━━━━━ Task data

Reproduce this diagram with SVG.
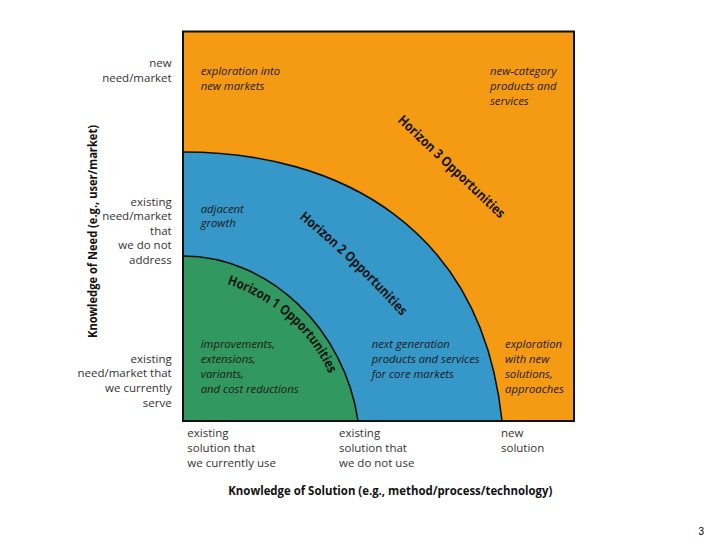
<svg xmlns="http://www.w3.org/2000/svg" width="720" height="540" viewBox="0 0 720 540">
  <style>
    .lbl { font-family: "Open Sans", "Liberation Sans", sans-serif; font-size: 11.5px; fill: #333333; }
    .rt { text-anchor: end; }
    .it { font-family: "Open Sans", "Liberation Sans", sans-serif; font-size: 11.3px; font-style: italic; fill: #1e1a1a; }
    .hz { font-family: "Open Sans", "Liberation Sans", sans-serif; font-size: 13.5px; font-weight: bold; fill: #141414; }
    .ax { font-family: "Open Sans", "Liberation Sans", sans-serif; font-size: 12px; font-weight: bold; fill: #111111; }
    .edge { fill: none; stroke: #111111; stroke-width: 1.6; }
  </style>
  <defs>
    <path id="p3" d="M397,121 L501,220"/>
    <path id="p2" d="M299,218 Q 353,262 402,317"/>
    <path id="p1" d="M227,284 C 270,298 312,330 332,381"/>
  </defs>
  <rect width="720" height="540" fill="#ffffff"/>

  <g id="horizon3">
    <rect x="183" y="31.5" width="391" height="389.5" fill="#F59B13"/>
    <text class="it" x="200.7" y="75">exploration into</text>
    <text class="it" x="200.7" y="90">new markets</text>
    <text class="it" x="490" y="75">new-category</text>
    <text class="it" x="490" y="90">products and</text>
    <text class="it" x="490" y="105">services</text>
    <text class="it" x="505" y="348.3">exploration</text>
    <text class="it" x="505" y="363.3">with new</text>
    <text class="it" x="505" y="378.3">solutions,</text>
    <text class="it" x="505" y="393.3">approaches</text>
    <text class="hz"><textPath href="#p3" textLength="142" lengthAdjust="spacingAndGlyphs">Horizon 3 Opportunities</textPath></text>
  </g>

  <g id="horizon2">
    <path d="M183,152 C 340,152 482,228 502,421 L183,421 Z" fill="#3598C9"/>
    <text class="it" x="200.7" y="212.7">adjacent</text>
    <text class="it" x="200.7" y="226.7">growth</text>
    <text class="it" x="371.7" y="348.3">next generation</text>
    <text class="it" x="371.7" y="363.3">products and services</text>
    <text class="it" x="371.7" y="378.3">for core markets</text>
    <text class="hz"><textPath href="#p2" textLength="142" lengthAdjust="spacingAndGlyphs">Horizon 2 Opportunities</textPath></text>
  </g>

  <g id="horizon1">
    <path d="M183,256 C 270,256 345,330 358,421 L183,421 Z" fill="#31985F"/>
    <text class="it" x="200.7" y="348.3">improvements,</text>
    <text class="it" x="200.7" y="363.3">extensions,</text>
    <text class="it" x="200.7" y="378.3">variants,</text>
    <text class="it" x="200.7" y="393.3">and cost reductions</text>
    <text class="hz"><textPath href="#p1" textLength="140" lengthAdjust="spacingAndGlyphs">Horizon 1 Opportunities</textPath></text>
  </g>

  <g id="connectors">
    <path class="edge" d="M183,152 C 340,152 482,228 502,421"/>
    <path class="edge" d="M183,256 C 270,256 345,330 358,421"/>
    <rect x="183" y="31.5" width="391" height="389.5" fill="none" stroke="#111111" stroke-width="2"/>
  </g>

  <g id="need-labels">
    <text class="lbl rt" x="171.7" y="66.7">new</text>
    <text class="lbl rt" x="171.7" y="81.7">need/market</text>
    <text class="lbl rt" x="171.7" y="205.7">existing</text>
    <text class="lbl rt" x="171.7" y="220.3">need/market</text>
    <text class="lbl rt" x="171.7" y="234.8">that</text>
    <text class="lbl rt" x="171.7" y="249.3">we do not</text>
    <text class="lbl rt" x="171.7" y="263.8">address</text>
    <text class="lbl rt" x="171.7" y="362.7">existing</text>
    <text class="lbl rt" x="171.7" y="377.4">need/market that</text>
    <text class="lbl rt" x="171.7" y="392.1">we currently</text>
    <text class="lbl rt" x="171.7" y="406.8">serve</text>
  </g>

  <g id="solution-labels">
    <text class="lbl" x="187.3" y="436.7">existing</text>
    <text class="lbl" x="187.3" y="451.7">solution that</text>
    <text class="lbl" x="187.3" y="466.7">we currently use</text>
    <text class="lbl" x="339" y="436.7">existing</text>
    <text class="lbl" x="339" y="451.7">solution that</text>
    <text class="lbl" x="339" y="466.7">we do not use</text>
    <text class="lbl" x="501" y="436.7">new</text>
    <text class="lbl" x="501" y="451.7">solution</text>
  </g>

  <g id="axis-titles">
    <text class="ax" x="228.3" y="495" textLength="324" lengthAdjust="spacingAndGlyphs">Knowledge of Solution (e.g., method/process/technology)</text>
    <text class="ax" transform="translate(97,338) rotate(-90)" x="0" y="0" textLength="213" lengthAdjust="spacingAndGlyphs">Knowledge of Need (e.g., user/market)</text>
  </g>

  <text id="page-number" x="704" y="535" font-family="Liberation Sans, Arial, sans-serif" font-size="10" fill="#000000" text-anchor="end">3</text>
</svg>
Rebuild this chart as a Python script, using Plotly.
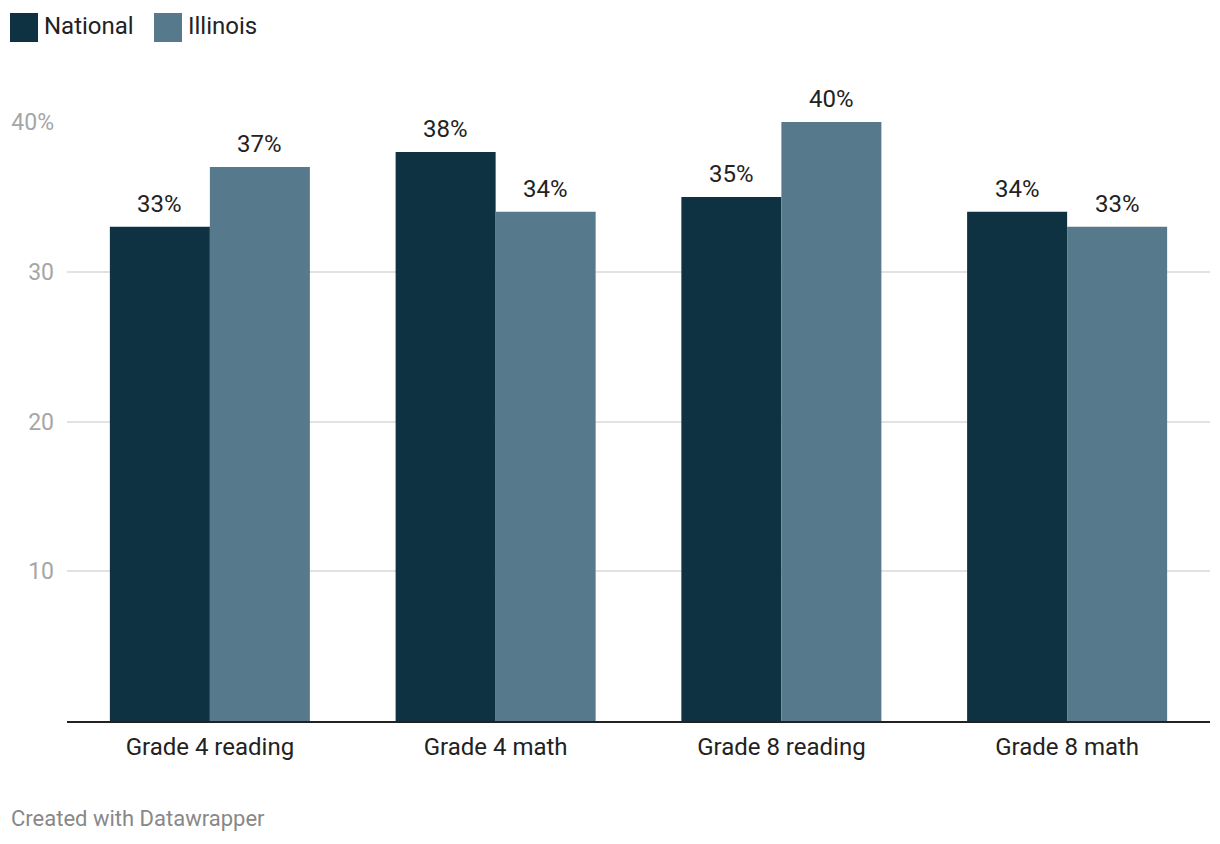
import plotly.graph_objects as go

categories = ["Grade 4 reading", "Grade 4 math", "Grade 8 reading", "Grade 8 math"]
national = [33, 38, 35, 34]
illinois = [37, 34, 40, 33]
series_names = ["National", "Illinois"]
colors = ["#0f3242", "#57798c"]
y_tickvals = [10, 20, 30, 40]
y_ticktext = ["10", "20", "30", "40%"]

FONT = "Roboto"
W, H = 1204, 828
L, R, T, B = 59, 2, 114, 115
PW, PH = W - L - R, H - T - B


def px(x):
    return (x - L) / PW


def py(y):
    return 1 - (y - T) / PH


fig = go.Figure()
for name, vals, col in zip(series_names, [national, illinois], colors):
    fig.add_trace(go.Bar(x=categories, y=vals, name=name, marker=dict(color=col, line=dict(width=0)),
                         showlegend=False, hoverinfo="skip"))

# value labels
for vals, shift in [(national, -50), (illinois, 50)]:
    for c, v in zip(categories, vals):
        fig.add_annotation(x=c, y=v, text=f"{v}%", showarrow=False, xshift=shift, yshift=7,
                           yanchor="bottom", font=dict(family=FONT, size=24, color="#222222"))

# custom legend
legend_x = [2, 146]
for name, col, lx in zip(series_names, colors, legend_x):
    fig.add_shape(type="rect", xref="paper", yref="paper", x0=px(lx), x1=px(lx + 28),
                  y0=py(5), y1=py(34), fillcolor=col, line=dict(width=0), layer="above")
    fig.add_annotation(xref="paper", yref="paper", x=px(lx + 32), y=py(18),
                       xanchor="left", yanchor="middle", showarrow=False, text=name,
                       font=dict(family=FONT, size=24, color="#222222"))

fig.add_annotation(xref="paper", yref="paper", x=px(1), y=py(810),
                   xanchor="left", yanchor="middle", showarrow=False, text="Created with Datawrapper",
                   font=dict(family=FONT, size=22, color="#888888"))

fig.update_layout(
    width=W, height=H,
    margin=dict(l=L, r=R, t=T, b=B),
    paper_bgcolor="white", plot_bgcolor="white",
    barmode="group", bargap=0.3, bargroupgap=0,
    font=dict(family=FONT),
    xaxis=dict(showgrid=False, showline=True, linecolor="#222222", linewidth=2, ticks="",
               tickfont=dict(family=FONT, size=24, color="#222222"), ticklabelstandoff=3),
    yaxis=dict(range=[0, 40], tickvals=y_tickvals, ticktext=y_ticktext, showgrid=True,
               gridcolor="#e2e2e2", gridwidth=1.5, zeroline=False, showline=False, ticks="",
               tickfont=dict(family=FONT, size=23, color="#a6a6a6"), ticklabelstandoff=12),
)

fig.write_html("out.html")
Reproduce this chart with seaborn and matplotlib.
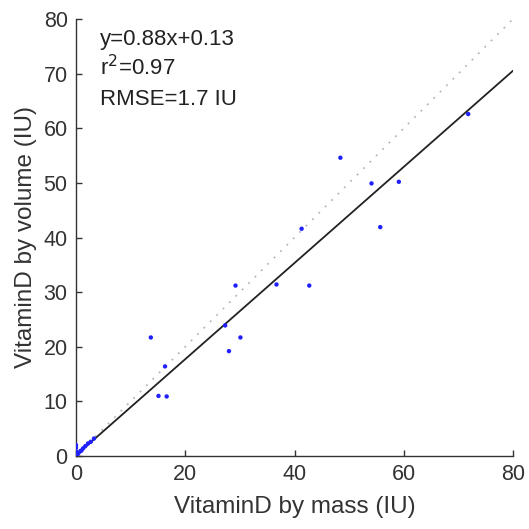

━━━━━━━━━━

§ Task brief
Leave the pictures out, and transcribe each of the records exactly.

§ Expected output
Reproduce this diagram with SVG.
<svg xmlns="http://www.w3.org/2000/svg" width="720" height="540" viewBox="0 0 720 540">
  <style>
    .lbl { font-family: "Open Sans", "Liberation Sans", sans-serif; font-size: 11.5px; fill: #333333; }
    .rt { text-anchor: end; }
    .it { font-family: "Open Sans", "Liberation Sans", sans-serif; font-size: 11.3px; font-style: italic; fill: #1e1a1a; }
    .hz { font-family: "Open Sans", "Liberation Sans", sans-serif; font-size: 13.5px; font-weight: bold; fill: #141414; }
    .ax { font-family: "Open Sans", "Liberation Sans", sans-serif; font-size: 12px; font-weight: bold; fill: #111111; }
    .edge { fill: none; stroke: #111111; stroke-width: 1.6; }
  </style>
  <defs>
    <path id="p3" d="M397,121 L501,220"/>
    <path id="p2" d="M299,218 Q 353,262 402,317"/>
    <path id="p1" d="M227,284 C 270,298 312,330 332,381"/>
  </defs>
  <rect width="720" height="540" fill="#ffffff"/>

  <g id="horizon3">
    <rect x="183" y="31.5" width="391" height="389.5" fill="#F59B13"/>
    <text class="it" x="200.7" y="75">exploration into</text>
    <text class="it" x="200.7" y="90">new markets</text>
    <text class="it" x="490" y="75">new-category</text>
    <text class="it" x="490" y="90">products and</text>
    <text class="it" x="490" y="105">services</text>
    <text class="it" x="505" y="348.3">exploration</text>
    <text class="it" x="505" y="363.3">with new</text>
    <text class="it" x="505" y="378.3">solutions,</text>
    <text class="it" x="505" y="393.3">approaches</text>
    <text class="hz"><textPath href="#p3" textLength="142" lengthAdjust="spacingAndGlyphs">Horizon 3 Opportunities</textPath></text>
  </g>

  <g id="horizon2">
    <path d="M183,152 C 340,152 482,228 502,421 L183,421 Z" fill="#3598C9"/>
    <text class="it" x="200.7" y="212.7">adjacent</text>
    <text class="it" x="200.7" y="226.7">growth</text>
    <text class="it" x="371.7" y="348.3">next generation</text>
    <text class="it" x="371.7" y="363.3">products and services</text>
    <text class="it" x="371.7" y="378.3">for core markets</text>
    <text class="hz"><textPath href="#p2" textLength="142" lengthAdjust="spacingAndGlyphs">Horizon 2 Opportunities</textPath></text>
  </g>

  <g id="horizon1">
    <path d="M183,256 C 270,256 345,330 358,421 L183,421 Z" fill="#31985F"/>
    <text class="it" x="200.7" y="348.3">improvements,</text>
    <text class="it" x="200.7" y="363.3">extensions,</text>
    <text class="it" x="200.7" y="378.3">variants,</text>
    <text class="it" x="200.7" y="393.3">and cost reductions</text>
    <text class="hz"><textPath href="#p1" textLength="140" lengthAdjust="spacingAndGlyphs">Horizon 1 Opportunities</textPath></text>
  </g>

  <g id="connectors">
    <path class="edge" d="M183,152 C 340,152 482,228 502,421"/>
    <path class="edge" d="M183,256 C 270,256 345,330 358,421"/>
    <rect x="183" y="31.5" width="391" height="389.5" fill="none" stroke="#111111" stroke-width="2"/>
  </g>

  <g id="need-labels">
    <text class="lbl rt" x="171.7" y="66.7">new</text>
    <text class="lbl rt" x="171.7" y="81.7">need/market</text>
    <text class="lbl rt" x="171.7" y="205.7">existing</text>
    <text class="lbl rt" x="171.7" y="220.3">need/market</text>
    <text class="lbl rt" x="171.7" y="234.8">that</text>
    <text class="lbl rt" x="171.7" y="249.3">we do not</text>
    <text class="lbl rt" x="171.7" y="263.8">address</text>
    <text class="lbl rt" x="171.7" y="362.7">existing</text>
    <text class="lbl rt" x="171.7" y="377.4">need/market that</text>
    <text class="lbl rt" x="171.7" y="392.1">we currently</text>
    <text class="lbl rt" x="171.7" y="406.8">serve</text>
  </g>

  <g id="solution-labels">
    <text class="lbl" x="187.3" y="436.7">existing</text>
    <text class="lbl" x="187.3" y="451.7">solution that</text>
    <text class="lbl" x="187.3" y="466.7">we currently use</text>
    <text class="lbl" x="339" y="436.7">existing</text>
    <text class="lbl" x="339" y="451.7">solution that</text>
    <text class="lbl" x="339" y="466.7">we do not use</text>
    <text class="lbl" x="501" y="436.7">new</text>
    <text class="lbl" x="501" y="451.7">solution</text>
  </g>

  <g id="axis-titles">
    <text class="ax" x="228.3" y="495" textLength="324" lengthAdjust="spacingAndGlyphs">Knowledge of Solution (e.g., method/process/technology)</text>
    <text class="ax" transform="translate(97,338) rotate(-90)" x="0" y="0" textLength="213" lengthAdjust="spacingAndGlyphs">Knowledge of Need (e.g., user/market)</text>
  </g>

  <text id="page-number" x="704" y="535" font-family="Liberation Sans, Arial, sans-serif" font-size="10" fill="#000000" text-anchor="end">3</text>
</svg>
Rebuild this chart as a Python script, using Plotly.
import plotly.graph_objects as go

categories = ["Grade 4 reading", "Grade 4 math", "Grade 8 reading", "Grade 8 math"]
national = [33, 38, 35, 34]
illinois = [37, 34, 40, 33]
series_names = ["National", "Illinois"]
colors = ["#0f3242", "#57798c"]
y_tickvals = [10, 20, 30, 40]
y_ticktext = ["10", "20", "30", "40%"]

FONT = "Roboto"
W, H = 1204, 828
L, R, T, B = 59, 2, 114, 115
PW, PH = W - L - R, H - T - B


def px(x):
    return (x - L) / PW


def py(y):
    return 1 - (y - T) / PH


fig = go.Figure()
for name, vals, col in zip(series_names, [national, illinois], colors):
    fig.add_trace(go.Bar(x=categories, y=vals, name=name, marker=dict(color=col, line=dict(width=0)),
                         showlegend=False, hoverinfo="skip"))

# value labels
for vals, shift in [(national, -50), (illinois, 50)]:
    for c, v in zip(categories, vals):
        fig.add_annotation(x=c, y=v, text=f"{v}%", showarrow=False, xshift=shift, yshift=7,
                           yanchor="bottom", font=dict(family=FONT, size=24, color="#222222"))

# custom legend
legend_x = [2, 146]
for name, col, lx in zip(series_names, colors, legend_x):
    fig.add_shape(type="rect", xref="paper", yref="paper", x0=px(lx), x1=px(lx + 28),
                  y0=py(5), y1=py(34), fillcolor=col, line=dict(width=0), layer="above")
    fig.add_annotation(xref="paper", yref="paper", x=px(lx + 32), y=py(18),
                       xanchor="left", yanchor="middle", showarrow=False, text=name,
                       font=dict(family=FONT, size=24, color="#222222"))

fig.add_annotation(xref="paper", yref="paper", x=px(1), y=py(810),
                   xanchor="left", yanchor="middle", showarrow=False, text="Created with Datawrapper",
                   font=dict(family=FONT, size=22, color="#888888"))

fig.update_layout(
    width=W, height=H,
    margin=dict(l=L, r=R, t=T, b=B),
    paper_bgcolor="white", plot_bgcolor="white",
    barmode="group", bargap=0.3, bargroupgap=0,
    font=dict(family=FONT),
    xaxis=dict(showgrid=False, showline=True, linecolor="#222222", linewidth=2, ticks="",
               tickfont=dict(family=FONT, size=24, color="#222222"), ticklabelstandoff=3),
    yaxis=dict(range=[0, 40], tickvals=y_tickvals, ticktext=y_ticktext, showgrid=True,
               gridcolor="#e2e2e2", gridwidth=1.5, zeroline=False, showline=False, ticks="",
               tickfont=dict(family=FONT, size=23, color="#a6a6a6"), ticklabelstandoff=12),
)

fig.write_html("out.html")
Reproduce this chart with seaborn and matplotlib.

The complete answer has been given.